Would you repeat the listing exactly but omit every picture?

### Source material
○ ○ ○ ○

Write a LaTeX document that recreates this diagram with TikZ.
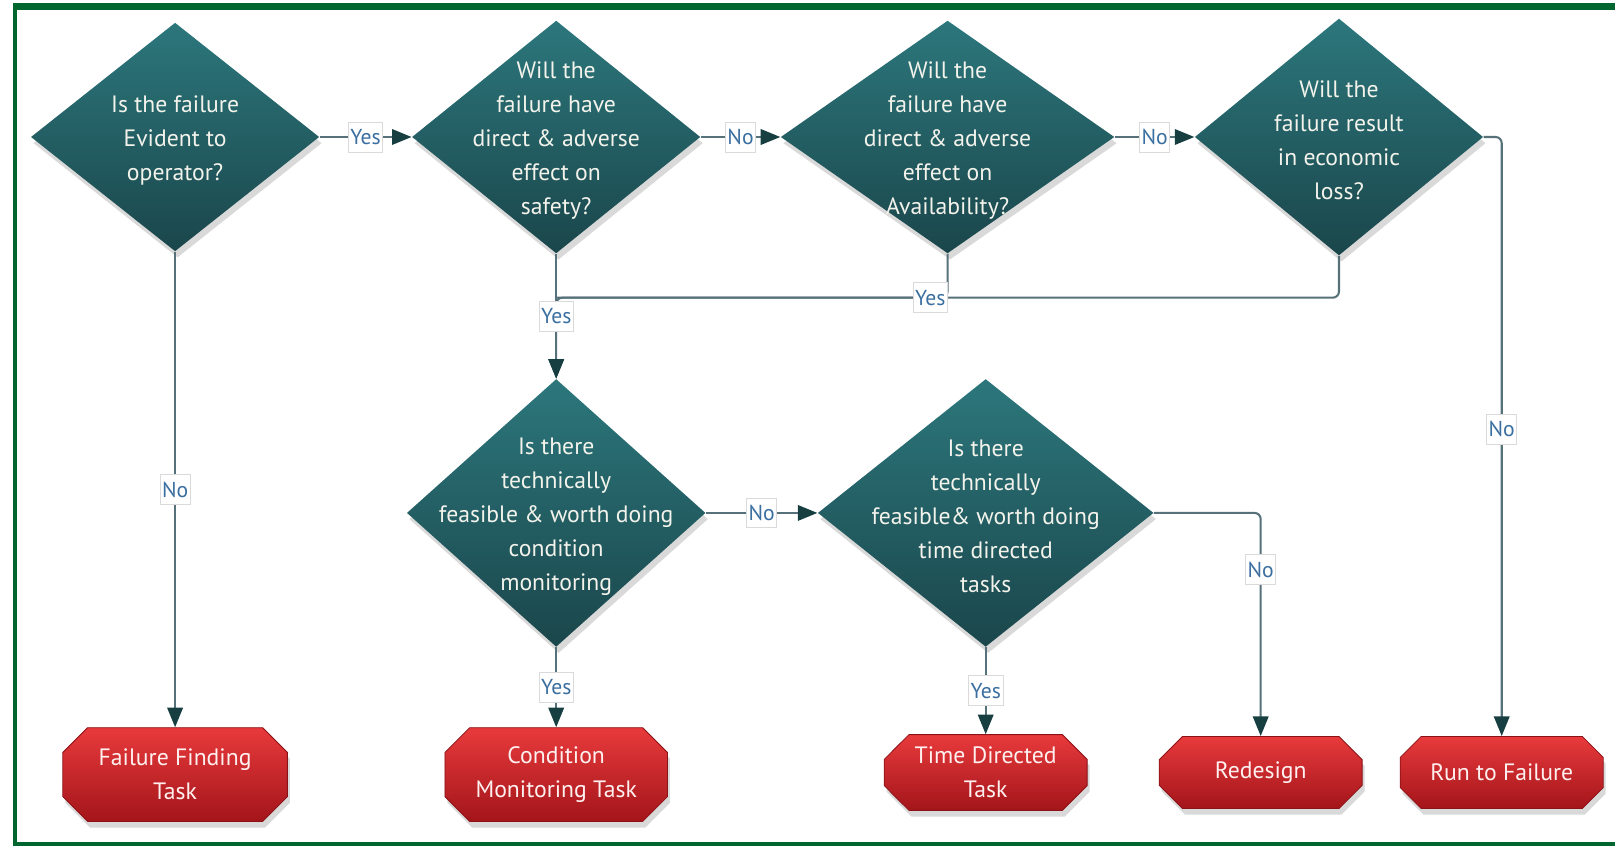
\documentclass[tikz,border=0pt]{standalone}
\usepackage{fontspec}
\setmainfont{PT Sans}
\usetikzlibrary{shapes.geometric,shapes.misc,arrows.meta,shadows}

\definecolor{tealtop}{HTML}{2C777C}
\definecolor{tealbot}{HTML}{1A464B}
\definecolor{redtop}{HTML}{E83A3C}
\definecolor{redbot}{HTML}{A3151A}
\definecolor{framegreen}{HTML}{00652F}
\definecolor{wire}{HTML}{56717A}
\definecolor{tipcol}{HTML}{173F42}
\definecolor{lbltext}{HTML}{3A6FA0}
\definecolor{lblline}{HTML}{DADADA}
\definecolor{qtextcol}{HTML}{F3F3EC}
\definecolor{tasktextcol}{HTML}{FFF0F0}

\begin{document}
\begin{tikzpicture}[x=0.5pt,y=-0.5pt,
  decision/.style={diamond, inner sep=0pt, draw=none,
    top color=tealtop, bottom color=tealbot,
    drop shadow={shadow xshift=1.2pt, shadow yshift=-3pt, opacity=0.3}},
  qtext/.style={align=center, text=qtextcol, inner sep=0pt, yshift=-1.8pt,
    font=\fontsize{11.5}{16.5}\selectfont},
  task/.style={chamfered rectangle, chamfered rectangle xsep=6pt,
    chamfered rectangle ysep=6pt, inner sep=0pt,
    top color=redtop, bottom color=redbot, draw=redbot!85!black, line width=0.4pt,
    align=center, text=tasktextcol, font=\fontsize{11.5}{16.5}\selectfont,
    drop shadow={shadow xshift=1.2pt, shadow yshift=-3pt, opacity=0.3}},
  flow/.style={draw=wire, line width=1pt, rounded corners=3pt,
    -{Triangle[length=9.5pt,width=7.5pt,color=tipcol]}},
  link/.style={draw=wire, line width=1pt, rounded corners=3pt},
  lbl/.style={sharp corners, fill=white, draw=lblline, line width=0.4pt, text=lbltext,
    font=\fontsize{10.5}{12}\selectfont, inner xsep=1pt, inner ysep=0pt,
    minimum height=14.5pt}
]
\useasboundingbox (0,0) rectangle (1568,821);

% page frame
\draw[framegreen, line width=3.3pt] (13,6.5) -- (1568,6.5);
\draw[framegreen, line width=2pt] (14.5,3) -- (14.5,821);
\draw[framegreen, line width=1.6pt] (13,819.5) -- (1568,819.5);

% decisions
\node[decision, minimum width=140pt, minimum height=111pt] (d1) at (170,133) {};
\node[qtext] at (d1) {Is the failure\\Evident to\\operator?};
\node[decision, minimum width=140pt, minimum height=113pt] (d2) at (540,133) {};
\node[qtext] at (d2) {Will the\\failure have\\direct \& adverse\\effect on\\safety?};
\node[decision, minimum width=162pt, minimum height=113pt] (d3) at (920,133) {};
\node[qtext] at (d3) {Will the\\failure have\\direct \& adverse\\effect on\\Availability?};
\node[decision, minimum width=140pt, minimum height=115pt] (d4) at (1300,133) {};
\node[qtext] at (d4) {Will the\\failure result\\in economic\\loss?};
\node[decision, minimum width=145pt, minimum height=130pt] (d5) at (540,498) {};
\node[qtext] at (d5) {Is there\\technically\\feasible \& worth doing\\condition\\monitoring};
\node[decision, minimum width=163pt, minimum height=130pt] (d6) at (957,498) {};
\node[qtext] at (d6) {Is there\\technically\\feasible\& worth doing\\time directed\\tasks};

% tasks
\node[task, minimum width=109pt, minimum height=45.5pt] (o1) at (170,752) {Failure Finding\\Task};
\node[task, minimum width=108pt, minimum height=45.5pt] (o2) at (540,752) {Condition\\Monitoring Task};
\node[task, minimum width=98.5pt, minimum height=35pt] (o3) at (957,750) {Time Directed\\Task};
\node[task, minimum width=98.5pt, minimum height=35pt] (o4) at (1224,750) {Redesign};
\node[task, minimum width=98.5pt, minimum height=35pt] (o5) at (1458,750) {Run to Failure};

% connectors
\coordinate (j) at (540,289);
\draw[flow] (d4.south) |- (j) -- (d5.north);
\draw[flow] (d2.south) -- node[lbl]{Yes} (d5.north);
\draw[link] (d3.south) |- node[lbl,pos=0.522]{Yes} (j);
\draw[flow] (d1.east) -- node[lbl]{Yes} (d2.west);
\draw[flow] (d2.east) -- node[lbl]{No} (d3.west);
\draw[flow] (d3.east) -- node[lbl]{No} (d4.west);
\draw[flow] (d4.east) -| node[lbl,pos=0.744]{No} (o5.north);
\draw[flow] (d1.south) -- node[lbl]{No} (o1.north);
\draw[flow] (d5.east) -- node[lbl]{No} (d6.west);
\draw[flow] (d5.south) -- node[lbl]{Yes} (o2.north);
\draw[flow] (d6.south) -- node[lbl]{Yes} (o3.north);
\draw[flow] (d6.east) -| node[lbl,pos=0.627]{No} (o4.north);
\end{tikzpicture}
\end{document}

○ ○ ○ ○

### Expected answer
Write a LaTeX document that recreates this diagram with TikZ.
\documentclass[tikz,border=0pt]{standalone}
\usepackage{fontspec}
\setmainfont{PT Sans}
\usetikzlibrary{shapes.geometric,shapes.misc,arrows.meta,shadows}

\definecolor{tealtop}{HTML}{2C777C}
\definecolor{tealbot}{HTML}{1A464B}
\definecolor{redtop}{HTML}{E83A3C}
\definecolor{redbot}{HTML}{A3151A}
\definecolor{framegreen}{HTML}{00652F}
\definecolor{wire}{HTML}{56717A}
\definecolor{tipcol}{HTML}{173F42}
\definecolor{lbltext}{HTML}{3A6FA0}
\definecolor{lblline}{HTML}{DADADA}
\definecolor{qtextcol}{HTML}{F3F3EC}
\definecolor{tasktextcol}{HTML}{FFF0F0}

\begin{document}
\begin{tikzpicture}[x=0.5pt,y=-0.5pt,
  decision/.style={diamond, inner sep=0pt, draw=none,
    top color=tealtop, bottom color=tealbot,
    drop shadow={shadow xshift=1.2pt, shadow yshift=-3pt, opacity=0.3}},
  qtext/.style={align=center, text=qtextcol, inner sep=0pt, yshift=-1.8pt,
    font=\fontsize{11.5}{16.5}\selectfont},
  task/.style={chamfered rectangle, chamfered rectangle xsep=6pt,
    chamfered rectangle ysep=6pt, inner sep=0pt,
    top color=redtop, bottom color=redbot, draw=redbot!85!black, line width=0.4pt,
    align=center, text=tasktextcol, font=\fontsize{11.5}{16.5}\selectfont,
    drop shadow={shadow xshift=1.2pt, shadow yshift=-3pt, opacity=0.3}},
  flow/.style={draw=wire, line width=1pt, rounded corners=3pt,
    -{Triangle[length=9.5pt,width=7.5pt,color=tipcol]}},
  link/.style={draw=wire, line width=1pt, rounded corners=3pt},
  lbl/.style={sharp corners, fill=white, draw=lblline, line width=0.4pt, text=lbltext,
    font=\fontsize{10.5}{12}\selectfont, inner xsep=1pt, inner ysep=0pt,
    minimum height=14.5pt}
]
\useasboundingbox (0,0) rectangle (1568,821);

% page frame
\draw[framegreen, line width=3.3pt] (13,6.5) -- (1568,6.5);
\draw[framegreen, line width=2pt] (14.5,3) -- (14.5,821);
\draw[framegreen, line width=1.6pt] (13,819.5) -- (1568,819.5);

% decisions
\node[decision, minimum width=140pt, minimum height=111pt] (d1) at (170,133) {};
\node[qtext] at (d1) {Is the failure\\Evident to\\operator?};
\node[decision, minimum width=140pt, minimum height=113pt] (d2) at (540,133) {};
\node[qtext] at (d2) {Will the\\failure have\\direct \& adverse\\effect on\\safety?};
\node[decision, minimum width=162pt, minimum height=113pt] (d3) at (920,133) {};
\node[qtext] at (d3) {Will the\\failure have\\direct \& adverse\\effect on\\Availability?};
\node[decision, minimum width=140pt, minimum height=115pt] (d4) at (1300,133) {};
\node[qtext] at (d4) {Will the\\failure result\\in economic\\loss?};
\node[decision, minimum width=145pt, minimum height=130pt] (d5) at (540,498) {};
\node[qtext] at (d5) {Is there\\technically\\feasible \& worth doing\\condition\\monitoring};
\node[decision, minimum width=163pt, minimum height=130pt] (d6) at (957,498) {};
\node[qtext] at (d6) {Is there\\technically\\feasible\& worth doing\\time directed\\tasks};

% tasks
\node[task, minimum width=109pt, minimum height=45.5pt] (o1) at (170,752) {Failure Finding\\Task};
\node[task, minimum width=108pt, minimum height=45.5pt] (o2) at (540,752) {Condition\\Monitoring Task};
\node[task, minimum width=98.5pt, minimum height=35pt] (o3) at (957,750) {Time Directed\\Task};
\node[task, minimum width=98.5pt, minimum height=35pt] (o4) at (1224,750) {Redesign};
\node[task, minimum width=98.5pt, minimum height=35pt] (o5) at (1458,750) {Run to Failure};

% connectors
\coordinate (j) at (540,289);
\draw[flow] (d4.south) |- (j) -- (d5.north);
\draw[flow] (d2.south) -- node[lbl]{Yes} (d5.north);
\draw[link] (d3.south) |- node[lbl,pos=0.522]{Yes} (j);
\draw[flow] (d1.east) -- node[lbl]{Yes} (d2.west);
\draw[flow] (d2.east) -- node[lbl]{No} (d3.west);
\draw[flow] (d3.east) -- node[lbl]{No} (d4.west);
\draw[flow] (d4.east) -| node[lbl,pos=0.744]{No} (o5.north);
\draw[flow] (d1.south) -- node[lbl]{No} (o1.north);
\draw[flow] (d5.east) -- node[lbl]{No} (d6.west);
\draw[flow] (d5.south) -- node[lbl]{Yes} (o2.north);
\draw[flow] (d6.south) -- node[lbl]{Yes} (o3.north);
\draw[flow] (d6.east) -| node[lbl,pos=0.627]{No} (o4.north);
\end{tikzpicture}
\end{document}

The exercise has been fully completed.